Perhaps the flat’s most important improvement Salierno worked on is a central hallway widened to serve as a gallery where the owners can rotate eclectic local art found during their travels. Wider than typical hallways, with muted neutral grass-cloth-covered-walls, this north-south passage links the foyer and public areas to the master suite on the south side; there, a central cube-like walk-in closet, lined with a distinctive floral wallpaper, separates the west-facing bathroom from the east-facing bedroom.
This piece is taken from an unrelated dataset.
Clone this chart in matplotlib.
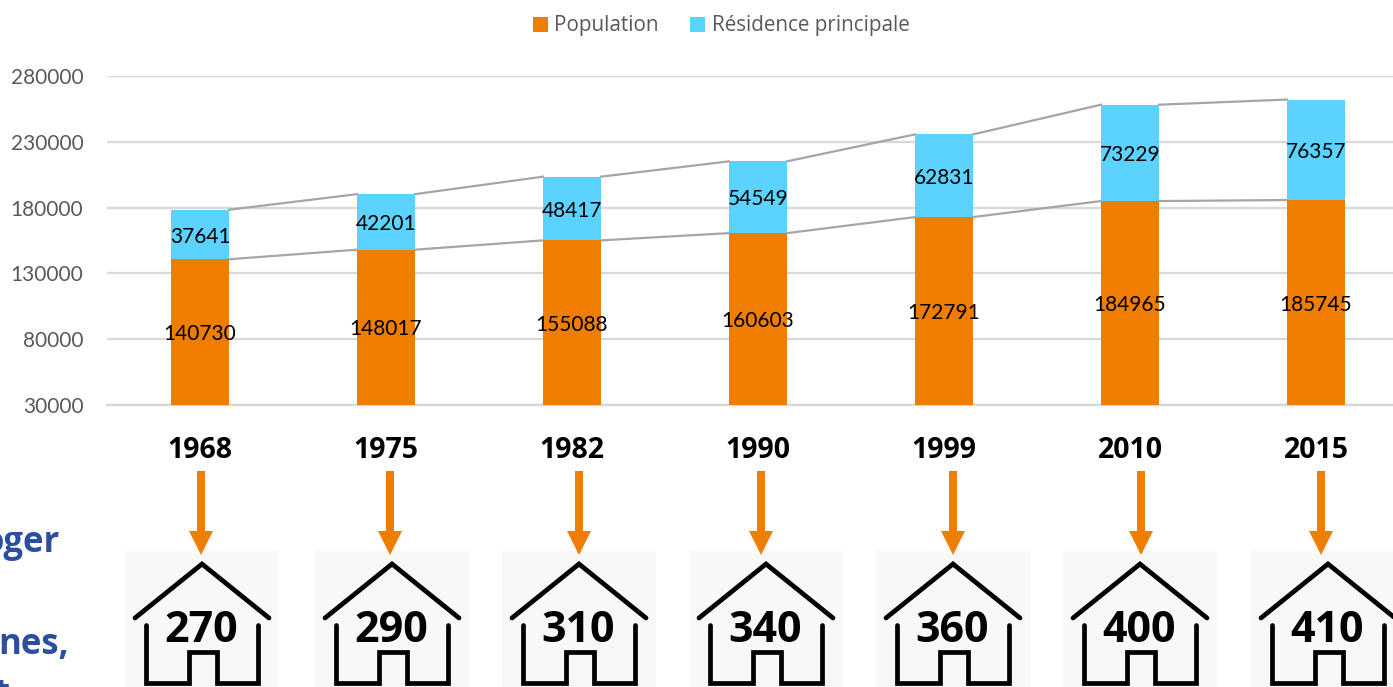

Compared to the golden but muted hues the owners chose for most of the rooms, the master bedroom is an island of bluish-green. “Even though they are not big on white walls, this paint color, which is like the skies and the bay, still takes them outside their comfort zone,” Wadatz says.
In general, because the project had to accommodate many divergent points of view, the interior designer functioned as gatekeeper. For instance, when the owners wanted a shiny steel-and-glass bar installed in a corner of the living room that has a glittering downtown view, he successfully dissuaded them and found a complementary wood alternative. Wadatz also helped them pick a Christopher Peacock kitchen, and in other spaces, drapes and accessories.
Furniture also got the Wadatz once-over: while the wife picked pieces from the Chicago Merchandise Mart, Los Angeles showrooms, boutiques such as Coup D’Etat and San Francisco stores like Dzine, H.D. Buttercup and Restoration Hardware, the designer chose the custom fabrics and finishes.
That part of the effort took nearly two years. “With other clients, who want instant design, you go shopping for a few hours and select,” Wadatz says; these clients, perhaps eager to start enjoying their new space, also eventually moved to speed things up a bit, quickly picking the family room pendant lamp at Future Perfect. Meanwhile, the quickened pace helped keep costs under $700 a square foot.
Practicality may have likewise fueled their decision to have a dining room too small for large dinner parties. “My husband would rather have drinks with small groups of friends at home and then venture out for dinner in the city,” the wife says. He quickly agrees. “I first saw San Francisco in 1974,” he says. And, now that he is finally a resident, he knows definitively that “I have always wanted to experience it like this.”